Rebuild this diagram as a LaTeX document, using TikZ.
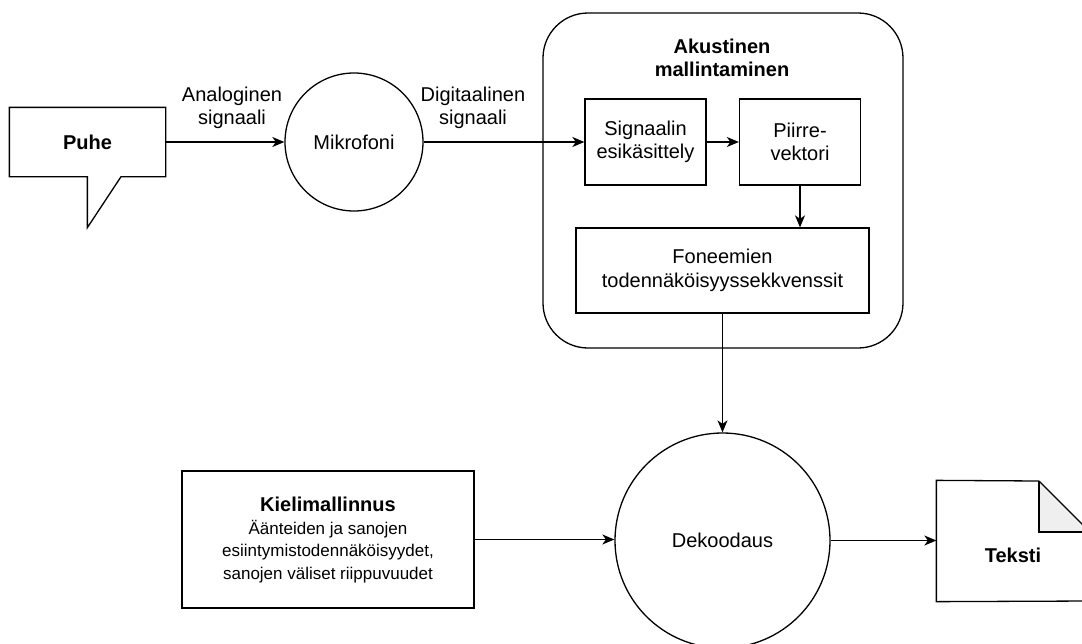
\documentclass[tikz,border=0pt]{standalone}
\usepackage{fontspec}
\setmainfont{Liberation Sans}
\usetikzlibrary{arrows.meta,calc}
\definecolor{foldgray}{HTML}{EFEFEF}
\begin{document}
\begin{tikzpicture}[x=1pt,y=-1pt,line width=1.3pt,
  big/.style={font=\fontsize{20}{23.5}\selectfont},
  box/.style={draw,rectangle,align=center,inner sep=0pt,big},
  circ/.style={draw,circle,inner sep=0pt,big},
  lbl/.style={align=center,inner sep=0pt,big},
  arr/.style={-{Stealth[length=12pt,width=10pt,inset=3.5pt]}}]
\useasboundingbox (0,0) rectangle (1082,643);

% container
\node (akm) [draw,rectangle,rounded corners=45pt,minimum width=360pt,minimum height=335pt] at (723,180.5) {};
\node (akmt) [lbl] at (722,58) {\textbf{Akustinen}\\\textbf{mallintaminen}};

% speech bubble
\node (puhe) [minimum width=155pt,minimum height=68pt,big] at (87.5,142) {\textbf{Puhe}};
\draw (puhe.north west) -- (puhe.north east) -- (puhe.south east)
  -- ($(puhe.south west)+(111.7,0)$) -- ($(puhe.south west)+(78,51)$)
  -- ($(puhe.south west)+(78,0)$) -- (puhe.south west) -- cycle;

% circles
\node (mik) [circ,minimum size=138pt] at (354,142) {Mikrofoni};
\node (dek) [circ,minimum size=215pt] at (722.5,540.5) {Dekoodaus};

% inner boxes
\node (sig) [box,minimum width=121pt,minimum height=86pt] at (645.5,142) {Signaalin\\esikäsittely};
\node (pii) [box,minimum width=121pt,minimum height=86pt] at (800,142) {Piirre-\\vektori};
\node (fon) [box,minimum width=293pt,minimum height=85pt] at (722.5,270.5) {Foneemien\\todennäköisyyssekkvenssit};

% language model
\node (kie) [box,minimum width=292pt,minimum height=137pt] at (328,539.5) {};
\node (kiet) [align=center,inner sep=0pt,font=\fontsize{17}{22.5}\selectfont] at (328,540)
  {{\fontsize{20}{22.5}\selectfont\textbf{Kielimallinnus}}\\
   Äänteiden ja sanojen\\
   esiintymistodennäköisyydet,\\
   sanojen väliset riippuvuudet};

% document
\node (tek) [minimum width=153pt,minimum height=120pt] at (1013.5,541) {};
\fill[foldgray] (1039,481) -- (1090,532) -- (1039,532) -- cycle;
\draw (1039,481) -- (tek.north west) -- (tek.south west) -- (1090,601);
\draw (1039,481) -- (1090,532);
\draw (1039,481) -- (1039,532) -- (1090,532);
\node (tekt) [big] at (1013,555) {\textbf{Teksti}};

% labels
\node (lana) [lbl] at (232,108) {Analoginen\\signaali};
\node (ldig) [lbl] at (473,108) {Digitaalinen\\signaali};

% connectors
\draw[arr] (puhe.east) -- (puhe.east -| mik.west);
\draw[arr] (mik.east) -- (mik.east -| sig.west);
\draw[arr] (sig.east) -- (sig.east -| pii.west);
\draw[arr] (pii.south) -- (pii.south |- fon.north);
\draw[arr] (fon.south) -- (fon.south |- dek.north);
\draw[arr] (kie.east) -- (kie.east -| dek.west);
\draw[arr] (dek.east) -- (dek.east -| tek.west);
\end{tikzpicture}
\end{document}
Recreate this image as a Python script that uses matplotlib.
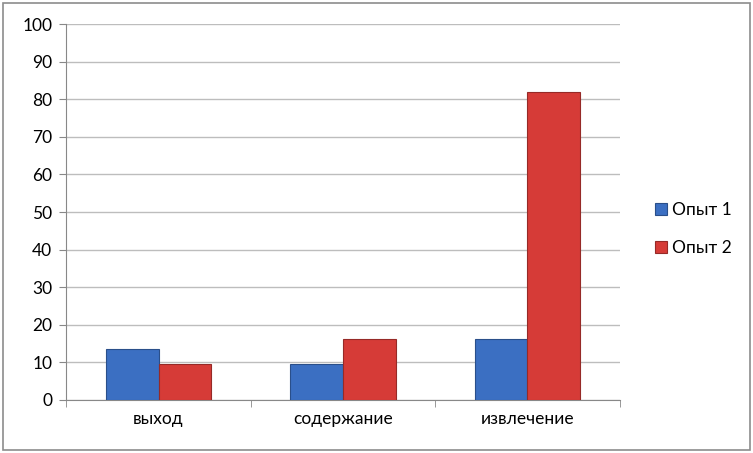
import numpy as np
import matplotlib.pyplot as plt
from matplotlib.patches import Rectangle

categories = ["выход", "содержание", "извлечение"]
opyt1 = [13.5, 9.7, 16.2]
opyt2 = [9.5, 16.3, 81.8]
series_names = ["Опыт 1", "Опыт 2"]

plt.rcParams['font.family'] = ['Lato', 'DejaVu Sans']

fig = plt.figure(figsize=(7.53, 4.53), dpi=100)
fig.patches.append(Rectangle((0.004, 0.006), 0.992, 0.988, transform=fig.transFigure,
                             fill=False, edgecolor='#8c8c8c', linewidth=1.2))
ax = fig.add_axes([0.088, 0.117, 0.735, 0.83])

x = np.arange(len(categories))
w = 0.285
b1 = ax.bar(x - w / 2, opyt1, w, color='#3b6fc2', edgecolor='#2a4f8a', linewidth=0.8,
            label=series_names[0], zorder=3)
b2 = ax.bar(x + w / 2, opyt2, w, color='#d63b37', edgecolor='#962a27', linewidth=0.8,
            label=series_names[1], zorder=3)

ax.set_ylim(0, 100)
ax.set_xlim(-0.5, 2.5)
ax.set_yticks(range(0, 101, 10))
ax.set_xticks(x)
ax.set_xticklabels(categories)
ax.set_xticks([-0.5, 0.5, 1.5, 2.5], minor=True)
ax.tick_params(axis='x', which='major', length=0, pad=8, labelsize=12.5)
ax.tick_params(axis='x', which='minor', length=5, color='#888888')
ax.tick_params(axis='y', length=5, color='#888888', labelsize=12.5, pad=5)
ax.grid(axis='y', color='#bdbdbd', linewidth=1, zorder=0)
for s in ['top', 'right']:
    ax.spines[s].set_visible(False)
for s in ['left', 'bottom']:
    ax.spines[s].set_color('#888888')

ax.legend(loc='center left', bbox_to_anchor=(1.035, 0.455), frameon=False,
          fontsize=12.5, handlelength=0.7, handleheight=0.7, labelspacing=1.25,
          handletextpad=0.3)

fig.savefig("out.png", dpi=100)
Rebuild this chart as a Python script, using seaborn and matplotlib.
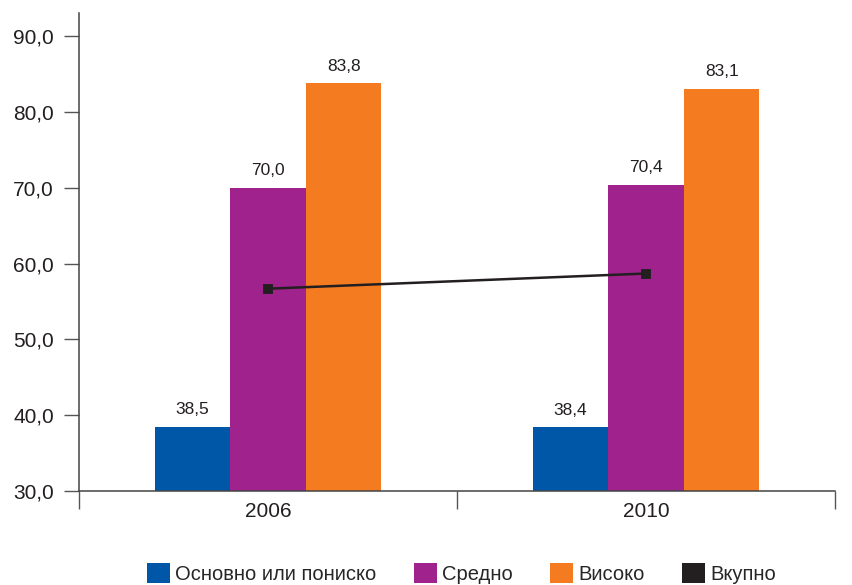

····················

→ **SET PROBLEM**
Begin at the top of the records above and retype each line exactly until the line containing "(0,0) rectangle (1082,643);", which is included. Skip all pictures.

→ **OUTPUT FOR THIS EXERCISE**
Rebuild this diagram as a LaTeX document, using TikZ.
\documentclass[tikz,border=0pt]{standalone}
\usepackage{fontspec}
\setmainfont{Liberation Sans}
\usetikzlibrary{arrows.meta,calc}
\definecolor{foldgray}{HTML}{EFEFEF}
\begin{document}
\begin{tikzpicture}[x=1pt,y=-1pt,line width=1.3pt,
  big/.style={font=\fontsize{20}{23.5}\selectfont},
  box/.style={draw,rectangle,align=center,inner sep=0pt,big},
  circ/.style={draw,circle,inner sep=0pt,big},
  lbl/.style={align=center,inner sep=0pt,big},
  arr/.style={-{Stealth[length=12pt,width=10pt,inset=3.5pt]}}]
\useasboundingbox (0,0) rectangle (1082,643);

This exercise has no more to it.